(begin)

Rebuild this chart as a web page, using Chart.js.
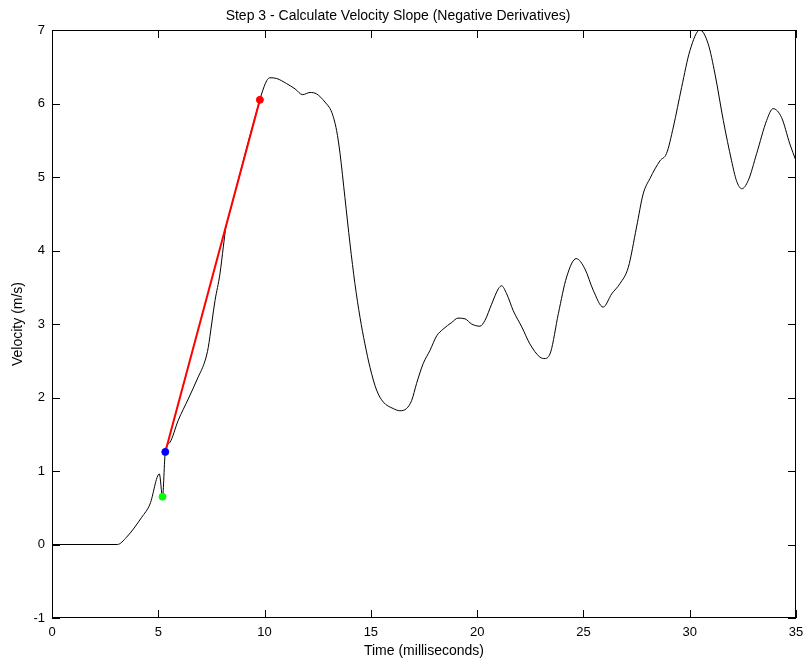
<!DOCTYPE html>
<html>
<head>
<meta charset="utf-8">
<script src="https://cdn.jsdelivr.net/npm/chart.js@4"></script>
<style>
  body { margin: 0; background: #fff; }
  canvas { display: block; }
</style>
</head>
<body>
<canvas id="velocityChart" width="805" height="663"></canvas>
<script>
// Velocity trace (ms, m/s)
const timeMs = [0, 3.07, 3.51, 4.22, 4.61, 5.05, 5.2, 5.33, 5.55, 5.94, 6.41, 6.88, 7.2, 7.35, 7.51, 7.67, 7.9, 8.06, 8.18, 8.3,
  8.84, 9.3, 9.78, 9.86, 10.1, 10.25, 10.57, 11.04, 11.43, 11.79, 12.14, 12.45, 12.84, 13.16, 13.39, 13.55, 13.78, 14.02, 14.25,
  14.49, 14.72, 14.96, 15.27, 15.58, 16.05, 16.37, 16.68, 16.92, 17.15, 17.46, 17.78, 18.1, 18.4, 18.8, 19.1, 19.43, 19.74,
  20.13, 20.37, 20.68, 21.0, 21.15, 21.39, 21.7, 22.1, 22.48, 22.95, 23.2, 23.46, 23.82, 24.21, 24.66, 25.07, 25.46, 25.93,
  26.33, 26.72, 27.11, 27.5, 27.81, 28.13, 28.6, 28.91, 29.23, 29.62, 30.01, 30.48, 30.87, 31.19, 31.58, 31.97, 32.2, 32.45,
  32.75, 33.15, 33.62, 33.92, 34.32, 34.71, 35];
const velocity = [0, 0, 0.10, 0.37, 0.55, 0.96, 0.65, 1.26, 1.39, 1.69, 1.98, 2.28, 2.5, 2.68, 3.0, 3.32, 3.68, 4.05, 4.32, 4.45,
  5.04, 5.55, 6.05, 6.13, 6.31, 6.35, 6.34, 6.27, 6.2, 6.12, 6.15, 6.13, 6.02, 5.88, 5.63, 5.32, 4.72, 4.09, 3.55,
  3.09, 2.73, 2.41, 2.10, 1.94, 1.85, 1.82, 1.85, 1.96, 2.19, 2.46, 2.64, 2.84, 2.93, 3.02, 3.08, 3.07, 3.0,
  2.97, 3.05, 3.27, 3.48, 3.52, 3.41, 3.18, 2.96, 2.73, 2.55, 2.53, 2.62, 3.14, 3.64, 3.89, 3.75, 3.46, 3.23,
  3.41, 3.55, 3.77, 4.32, 4.77, 4.98, 5.22, 5.32, 5.68, 6.22, 6.72, 7.0, 6.81, 6.4, 5.77, 5.22, 4.95, 4.84,
  4.95, 5.32, 5.77, 5.93, 5.81, 5.45, 5.22];

// slope line and its marker points
const slopeStart = { x: 5.33, y: 1.26 };
const slopeEnd = { x: 9.78, y: 6.05 };
const minPoint = { x: 5.2, y: 0.65 };

const xTicks = [0, 5, 10, 15, 20, 25, 30, 35];
const yTicks = [-1, 0, 1, 2, 3, 4, 5, 6, 7];

Chart.defaults.font.family = "'Liberation Sans', Arial, sans-serif";
Chart.defaults.font.size = 12;
Chart.defaults.color = "#000";

// box around the plot with inward tick marks on all four sides
const boxTicks = {
  id: "boxTicks",
  afterDraw(chart) {
    const { ctx, chartArea: a, scales } = chart;
    const len = 8;
    ctx.save();
    ctx.strokeStyle = "#000";
    ctx.lineWidth = 1;
    ctx.strokeRect(a.left + 0.5, a.top + 0.5, a.right - a.left - 1, a.bottom - a.top - 1);
    ctx.beginPath();
    xTicks.forEach((v) => {
      const px = Math.round(scales.x.getPixelForValue(v)) + 0.5;
      ctx.moveTo(px, a.bottom);
      ctx.lineTo(px, a.bottom - len);
      ctx.moveTo(px, a.top);
      ctx.lineTo(px, a.top + len);
    });
    yTicks.forEach((v) => {
      const py = Math.round(scales.y.getPixelForValue(v)) + 0.5;
      ctx.moveTo(a.left, py);
      ctx.lineTo(a.left + len, py);
      ctx.moveTo(a.right, py);
      ctx.lineTo(a.right - len, py);
    });
    ctx.stroke();
    ctx.restore();
  },
};

const ctx = document.getElementById("velocityChart").getContext("2d");
new Chart(ctx, {
  type: "scatter",
  data: {
    datasets: [
      {
        label: "slope end",
        data: [slopeEnd],
        backgroundColor: "#ff0000",
        borderColor: "#ff0000",
        pointRadius: 3.5,
        order: 0,
      },
      {
        label: "slope start",
        data: [slopeStart],
        backgroundColor: "#0000ff",
        borderColor: "#0000ff",
        pointRadius: 3.5,
        order: 0,
      },
      {
        label: "min",
        data: [minPoint],
        backgroundColor: "#00ff00",
        borderColor: "#00ff00",
        pointRadius: 3.5,
        order: 0,
      },
      {
        label: "slope",
        data: [slopeStart, slopeEnd],
        showLine: true,
        borderColor: "#ff0000",
        borderWidth: 2,
        pointRadius: 0,
        order: 1,
      },
      {
        label: "velocity",
        data: timeMs.map((t, i) => ({ x: t, y: velocity[i] })),
        showLine: true,
        borderColor: "#000",
        borderWidth: 1,
        pointRadius: 0,
        cubicInterpolationMode: "monotone",
        order: 2,
      },
    ],
  },
  options: {
    responsive: false,
    animation: false,
    layout: { padding: { top: 0, left: 0, right: 9, bottom: 0 } },
    plugins: {
      legend: { display: false },
      tooltip: { enabled: false },
      title: {
        display: true,
        text: "Step 3 - Calculate Velocity Slope (Negative Derivatives)",
        font: { size: 14, weight: "normal" },
        padding: { top: 8, bottom: 5.2 },
      },
    },
    scales: {
      x: {
        type: "linear",
        min: 0,
        max: 35,
        afterBuildTicks: (s) => { s.ticks = xTicks.map((v) => ({ value: v })); },
        afterFit: (s) => {
          s.height = 45;
          s.paddingLeft = 0;
          s.paddingRight = 0;
        },
        grid: { display: false, drawTicks: false },
        border: { display: false },
        ticks: { padding: 7, maxRotation: 0, font: { size: 13 } },
        title: { display: true, text: "Time (milliseconds)", font: { size: 14 }, padding: { top: 0, bottom: 3 } },
      },
      y: {
        type: "linear",
        min: -1,
        max: 7,
        afterBuildTicks: (s) => { s.ticks = yTicks.map((v) => ({ value: v })); },
        afterFit: (s) => { s.width = 52; },
        grid: { display: false, drawTicks: false },
        border: { display: false },
        ticks: { padding: 7, font: { size: 13 } },
        title: { display: true, text: "Velocity (m/s)", font: { size: 14 }, padding: { top: 10, bottom: 0 } },
      },
    },
  },
  plugins: [boxTicks],
});
</script>
</body>
</html>
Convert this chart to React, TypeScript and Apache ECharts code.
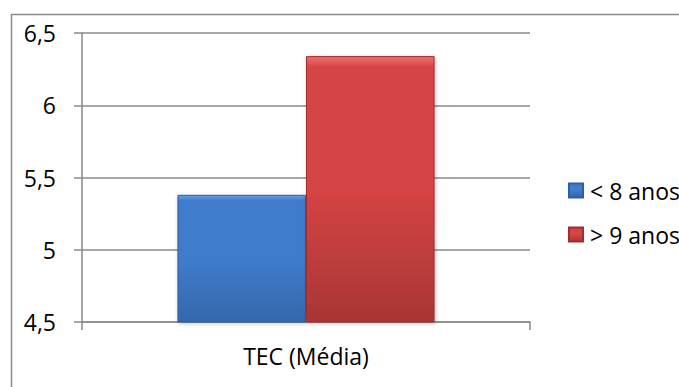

(end)

Work to be completed » The data above needs to be retyped exactly, with the images left out.

Reply »
Rebuild this chart as a web page, using Chart.js.
<!DOCTYPE html>
<html>
<head>
<meta charset="utf-8">
<script src="https://cdn.jsdelivr.net/npm/chart.js@4"></script>
<style>
  body { margin: 0; background: #fff; }
  canvas { display: block; }
</style>
</head>
<body>
<canvas id="velocityChart" width="805" height="663"></canvas>
<script>
// Velocity trace (ms, m/s)
const timeMs = [0, 3.07, 3.51, 4.22, 4.61, 5.05, 5.2, 5.33, 5.55, 5.94, 6.41, 6.88, 7.2, 7.35, 7.51, 7.67, 7.9, 8.06, 8.18, 8.3,
  8.84, 9.3, 9.78, 9.86, 10.1, 10.25, 10.57, 11.04, 11.43, 11.79, 12.14, 12.45, 12.84, 13.16, 13.39, 13.55, 13.78, 14.02, 14.25,
  14.49, 14.72, 14.96, 15.27, 15.58, 16.05, 16.37, 16.68, 16.92, 17.15, 17.46, 17.78, 18.1, 18.4, 18.8, 19.1, 19.43, 19.74,
  20.13, 20.37, 20.68, 21.0, 21.15, 21.39, 21.7, 22.1, 22.48, 22.95, 23.2, 23.46, 23.82, 24.21, 24.66, 25.07, 25.46, 25.93,
  26.33, 26.72, 27.11, 27.5, 27.81, 28.13, 28.6, 28.91, 29.23, 29.62, 30.01, 30.48, 30.87, 31.19, 31.58, 31.97, 32.2, 32.45,
  32.75, 33.15, 33.62, 33.92, 34.32, 34.71, 35];
const velocity = [0, 0, 0.10, 0.37, 0.55, 0.96, 0.65, 1.26, 1.39, 1.69, 1.98, 2.28, 2.5, 2.68, 3.0, 3.32, 3.68, 4.05, 4.32, 4.45,
  5.04, 5.55, 6.05, 6.13, 6.31, 6.35, 6.34, 6.27, 6.2, 6.12, 6.15, 6.13, 6.02, 5.88, 5.63, 5.32, 4.72, 4.09, 3.55,
  3.09, 2.73, 2.41, 2.10, 1.94, 1.85, 1.82, 1.85, 1.96, 2.19, 2.46, 2.64, 2.84, 2.93, 3.02, 3.08, 3.07, 3.0,
  2.97, 3.05, 3.27, 3.48, 3.52, 3.41, 3.18, 2.96, 2.73, 2.55, 2.53, 2.62, 3.14, 3.64, 3.89, 3.75, 3.46, 3.23,
  3.41, 3.55, 3.77, 4.32, 4.77, 4.98, 5.22, 5.32, 5.68, 6.22, 6.72, 7.0, 6.81, 6.4, 5.77, 5.22, 4.95, 4.84,
  4.95, 5.32, 5.77, 5.93, 5.81, 5.45, 5.22];

// slope line and its marker points
const slopeStart = { x: 5.33, y: 1.26 };
const slopeEnd = { x: 9.78, y: 6.05 };
const minPoint = { x: 5.2, y: 0.65 };

const xTicks = [0, 5, 10, 15, 20, 25, 30, 35];
const yTicks = [-1, 0, 1, 2, 3, 4, 5, 6, 7];

Chart.defaults.font.family = "'Liberation Sans', Arial, sans-serif";
Chart.defaults.font.size = 12;
Chart.defaults.color = "#000";

// box around the plot with inward tick marks on all four sides
const boxTicks = {
  id: "boxTicks",
  afterDraw(chart) {
    const { ctx, chartArea: a, scales } = chart;
    const len = 8;
    ctx.save();
    ctx.strokeStyle = "#000";
    ctx.lineWidth = 1;
    ctx.strokeRect(a.left + 0.5, a.top + 0.5, a.right - a.left - 1, a.bottom - a.top - 1);
    ctx.beginPath();
    xTicks.forEach((v) => {
      const px = Math.round(scales.x.getPixelForValue(v)) + 0.5;
      ctx.moveTo(px, a.bottom);
      ctx.lineTo(px, a.bottom - len);
      ctx.moveTo(px, a.top);
      ctx.lineTo(px, a.top + len);
    });
    yTicks.forEach((v) => {
      const py = Math.round(scales.y.getPixelForValue(v)) + 0.5;
      ctx.moveTo(a.left, py);
      ctx.lineTo(a.left + len, py);
      ctx.moveTo(a.right, py);
      ctx.lineTo(a.right - len, py);
    });
    ctx.stroke();
    ctx.restore();
  },
};

const ctx = document.getElementById("velocityChart").getContext("2d");
new Chart(ctx, {
  type: "scatter",
  data: {
    datasets: [
      {
        label: "slope end",
        data: [slopeEnd],
        backgroundColor: "#ff0000",
        borderColor: "#ff0000",
        pointRadius: 3.5,
        order: 0,
      },
      {
        label: "slope start",
        data: [slopeStart],
        backgroundColor: "#0000ff",
        borderColor: "#0000ff",
        pointRadius: 3.5,
        order: 0,
      },
      {
        label: "min",
        data: [minPoint],
        backgroundColor: "#00ff00",
        borderColor: "#00ff00",
        pointRadius: 3.5,
        order: 0,
      },
      {
        label: "slope",
        data: [slopeStart, slopeEnd],
        showLine: true,
        borderColor: "#ff0000",
        borderWidth: 2,
        pointRadius: 0,
        order: 1,
      },
      {
        label: "velocity",
        data: timeMs.map((t, i) => ({ x: t, y: velocity[i] })),
        showLine: true,
        borderColor: "#000",
        borderWidth: 1,
        pointRadius: 0,
        cubicInterpolationMode: "monotone",
        order: 2,
      },
    ],
  },
  options: {
    responsive: false,
    animation: false,
    layout: { padding: { top: 0, left: 0, right: 9, bottom: 0 } },
    plugins: {
      legend: { display: false },
      tooltip: { enabled: false },
      title: {
        display: true,
        text: "Step 3 - Calculate Velocity Slope (Negative Derivatives)",
        font: { size: 14, weight: "normal" },
        padding: { top: 8, bottom: 5.2 },
      },
    },
    scales: {
      x: {
        type: "linear",
        min: 0,
        max: 35,
        afterBuildTicks: (s) => { s.ticks = xTicks.map((v) => ({ value: v })); },
        afterFit: (s) => {
          s.height = 45;
          s.paddingLeft = 0;
          s.paddingRight = 0;
        },
        grid: { display: false, drawTicks: false },
        border: { display: false },
        ticks: { padding: 7, maxRotation: 0, font: { size: 13 } },
        title: { display: true, text: "Time (milliseconds)", font: { size: 14 }, padding: { top: 0, bottom: 3 } },
      },
      y: {
        type: "linear",
        min: -1,
        max: 7,
        afterBuildTicks: (s) => { s.ticks = yTicks.map((v) => ({ value: v })); },
        afterFit: (s) => { s.width = 52; },
        grid: { display: false, drawTicks: false },
        border: { display: false },
        ticks: { padding: 7, font: { size: 13 } },
        title: { display: true, text: "Velocity (m/s)", font: { size: 14 }, padding: { top: 10, bottom: 0 } },
      },
    },
  },
  plugins: [boxTicks],
});
</script>
</body>
</html>
Convert this chart to React, TypeScript and Apache ECharts code.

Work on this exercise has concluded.